I rubbed it down with Olive oil and seasoned it.  Purists preach that salt and pepper is all you need to season a tri-tip, and I'm sure it's delicious.  I upped the ante a bit by added some brown sugar and some Hatch chili powder.  Whatever you choose, just liberally season both sides and take it straight to the pit!

Preheat the pit first! This is important with tri-tip... Unlike a brisket which needs to sit for hours upon hours to break down gobs of connective tissue, a tri-tip only needs to cook up to medium rare, or 130 degrees.  Mine only sat in the pit for 90 minutes total, there's no need to let it sit there and dry out while your pit heats up to 225.  So... get your grill going and let it come up to 225 before laying in the roast, and inserting your temperature probe.
Let it sit, probed, until the internal temperature comes up to 125 degrees.  It won't take long!  I barely had time to pour myself a lovely beverage and to work myself into a proper recliner before the thermometer started beeping!

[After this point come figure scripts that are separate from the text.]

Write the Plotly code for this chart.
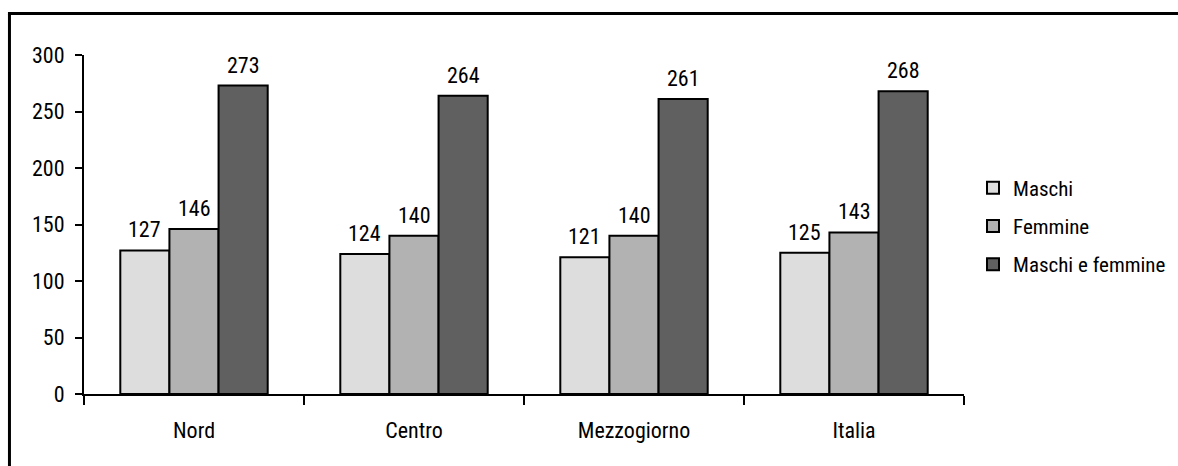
import plotly.graph_objects as go

# Dati per area geografica
aree = ["Nord", "Centro", "Mezzogiorno", "Italia"]
maschi = [127, 124, 121, 125]
femmine = [146, 140, 140, 143]
maschi_e_femmine = [273, 264, 261, 268]

serie = [
    ("Maschi", maschi, "#DDDDDD"),
    ("Femmine", femmine, "#B2B2B2"),
    ("Maschi e femmine", maschi_e_femmine, "#606060"),
]

FONT = "Liberation Sans Narrow, Arial Narrow, Roboto Condensed, Arial, sans-serif"
BARGAP = 0.33

fig = go.Figure()
for i, (nome, valori, colore) in enumerate(serie):
    fig.add_trace(go.Bar(
        name=nome, x=aree, y=valori,
        marker=dict(color=colore, line=dict(color="black", width=2)),
        legendgroup=nome,
    ))

# Etichette dei valori sopra le barre
n = len(serie)
bar_w = (1 - BARGAP) / n
for k, (nome, valori, colore) in enumerate(serie):
    for i, v in enumerate(valori):
        fig.add_annotation(
            x=i + (k - (n - 1) / 2) * bar_w, y=v, xref="x", yref="y",
            text=str(v), showarrow=False, yanchor="bottom", yshift=6,
            font=dict(family=FONT, size=22, color="black"),
        )

# Cornice esterna
fig.add_shape(type="line", xref="paper", yref="paper",
              x0=-0.0847, x1=-0.0847, y0=1.1224, y1=-0.3,
              line=dict(color="black", width=3))
fig.add_shape(type="line", xref="paper", yref="paper",
              x0=-0.0864, x1=1.3, y0=1.1224, y1=1.1224,
              line=dict(color="black", width=3))

fig.update_layout(
    width=1178, height=466,
    margin=dict(l=84, r=214, t=55, b=72, autoexpand=False),
    paper_bgcolor="white", plot_bgcolor="white",
    barmode="group", bargap=BARGAP, bargroupgap=0,
    font=dict(family=FONT, size=22, color="black"),
    showlegend=True,
    legend=dict(xref="container", yref="container",
                x=0.826, y=0.515, xanchor="left", yanchor="middle",
                tracegroupgap=8, font=dict(size=21),
                bgcolor="rgba(0,0,0,0)"),
    xaxis=dict(
        type="category", showline=True, linecolor="black", linewidth=2,
        ticks="outside", tickson="boundaries", ticklen=9, tickwidth=2,
        tickcolor="black", showgrid=False, zeroline=False,
        ticklabelstandoff=16,
    ),
    yaxis=dict(
        range=[0, 300], tickvals=[0, 50, 100, 150, 200, 250, 300],
        showline=True, linecolor="black", linewidth=2,
        ticks="outside", ticklen=7, tickwidth=2, tickcolor="black",
        showgrid=False, zeroline=False, ticklabelstandoff=6,
    ),
)

fig.write_html("out.html")
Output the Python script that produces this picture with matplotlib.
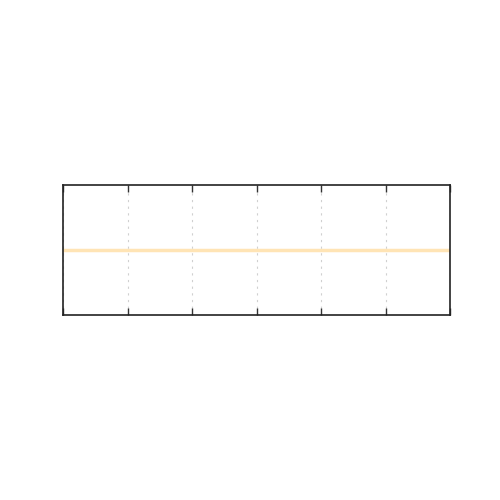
import matplotlib
matplotlib.use('Agg')
import matplotlib.pyplot as plt

x_values = [0, 1, 2, 3, 4, 5, 6]
y_values = [0, 0, 0, 0, 0, 0, 0]
x_ticks = [0, 1, 2, 3, 4, 5, 6]

fig = plt.figure(figsize=(5, 5), dpi=100)
ax = fig.add_axes([0.126, 0.37, 0.774, 0.26])

ax.plot(x_values, y_values, color='#ffe4b5', linewidth=2.5)

ax.set_xlim(0, 6)
ax.set_ylim(-1, 1)
ax.set_xticks(x_ticks)
ax.set_yticks([])
ax.tick_params(axis='x', direction='in', top=True, bottom=True,
               labelbottom=False, length=5, width=1, color='#333333')
ax.grid(axis='x', color='#d0d0d0', linestyle=(0, (2, 4)), linewidth=0.8)
for spine in ax.spines.values():
    spine.set_linewidth(1.2)
    spine.set_color('#222222')

fig.savefig('out.png', dpi=100)
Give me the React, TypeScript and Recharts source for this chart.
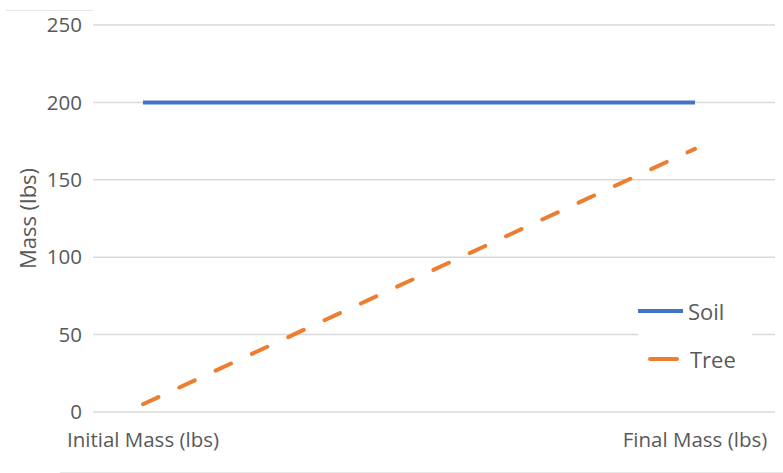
import React from 'react'
import { LineChart, Line, XAxis, YAxis, CartesianGrid, Legend } from 'recharts'

const categories = ['Initial Mass (lbs)', 'Final Mass (lbs)']
const soilMass = [200, 200]
const treeMass = [5, 170]
const yTicks = [0, 50, 100, 150, 200, 250]

const FONT = '"Open Sans", sans-serif'
const TEXT = '#595959'

const chartData = categories.map((name, i) => ({
  name,
  Soil: soilMass[i],
  Tree: treeMass[i],
}))

function YLabel({ viewBox }: any) {
  const cx = (viewBox?.x ?? 0) + 27
  const cy = (viewBox?.y ?? 0) + (viewBox?.height ?? 0) / 2
  return (
    <text
      x={cx}
      y={cy}
      transform={`rotate(-90, ${cx}, ${cy})`}
      textAnchor="middle"
      dominantBaseline="central"
      fill={TEXT}
      fontFamily={FONT}
      fontSize={22}
    >
      Mass (lbs)
    </text>
  )
}

function LegendBox({ payload }: any) {
  return (
    <div style={{ background: '#fff', padding: '10px 0', fontFamily: FONT }}>
      {(payload || []).map((p: any) => {
        const dashed = !!p.payload?.strokeDasharray
        return (
          <div key={p.value} style={{ display: 'flex', alignItems: 'center', height: 48 }}>
            <svg width={45} height={8} style={{ display: 'block' }}>
              <line
                x1={dashed ? 12 : 0}
                x2={dashed ? 39 : 45}
                y1={4}
                y2={4}
                stroke={p.color}
                strokeWidth={4}
                strokeLinecap={dashed ? 'round' : 'butt'}
              />
            </svg>
            <span style={{ marginLeft: dashed ? 7 : 5, fontSize: 22, color: TEXT }}>{p.value}</span>
          </div>
        )
      })}
    </div>
  )
}

export default function App() {
  return (
    <div style={{ position: 'absolute', left: 0, top: 0, width: 783, height: 473, background: '#fff' }}>
      <div style={{ position: 'absolute', left: 6, top: 10, width: 87, height: 1, background: '#e6e6e6' }} />
      <div style={{ position: 'absolute', left: 60, top: 472, width: 723, height: 1, background: '#e6e6e6' }} />
      <LineChart
        width={783}
        height={473}
        data={chartData}
        margin={{ top: 25, right: 8, bottom: 21, left: 0 }}
      >
        <CartesianGrid vertical={false} stroke="#d9d9d9" strokeWidth={1.5} />
        <XAxis
          dataKey="name"
          axisLine={false}
          tickLine={false}
          tickSize={0}
          tickMargin={20}
          height={40}
          padding={{ left: 50, right: 80 }}
          interval={0}
          tick={{ fill: TEXT, fontSize: 20.5, fontFamily: FONT }}
        />
        <YAxis
          domain={[0, 250]}
          ticks={yTicks}
          width={93}
          axisLine={false}
          tickLine={false}
          tickSize={0}
          tickMargin={11}
          tick={{ fill: TEXT, fontSize: 20.5, fontFamily: FONT }}
          label={<YLabel />}
        />
        <Legend
          layout="vertical"
          align="center"
          verticalAlign="middle"
          content={<LegendBox />}
          wrapperStyle={{ left: 638, top: 277, width: 114 }}
        />
        <Line
          type="linear"
          dataKey="Soil"
          stroke="#4472C4"
          strokeWidth={4}
          dot={false}
          isAnimationActive={false}
        />
        <Line
          type="linear"
          dataKey="Tree"
          stroke="#ED7D31"
          strokeWidth={4}
          strokeDasharray="17 23"
          strokeLinecap="round"
          dot={false}
          isAnimationActive={false}
        />
      </LineChart>
    </div>
  )
}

Once it reaches 125, take it off and wrap it IMMEDIATELY in aluminum foil!  Wrap it nice and tightly, and drop it into a regular room-temperature beer cooler (without the beer, unfortunately) to sit for 45 minutes.  Crazy?  No!  Magic things happen... it will cook up another 5 degrees or so, and all of the juice (lots and lots of juice), will settle and re-distribute itself inside.  I see lots of folks slice their steaks, roasts, etc, and brag as lots of juice runs all over the plate... Personally, I'd rather have the juice stay in the meat until it's in my mouth!  If juice is on the plate, it means the meat is that much LESS "juicy."
After your tri-tip has had a chance to rest, it's time for the slicin!  Cut it across the grain.  Notice here, the juice is sitting right there, inside that glorious slice of beef!  Tri-tip slices easily, it's super tender so it bites apart easily, and the flavor is top notch!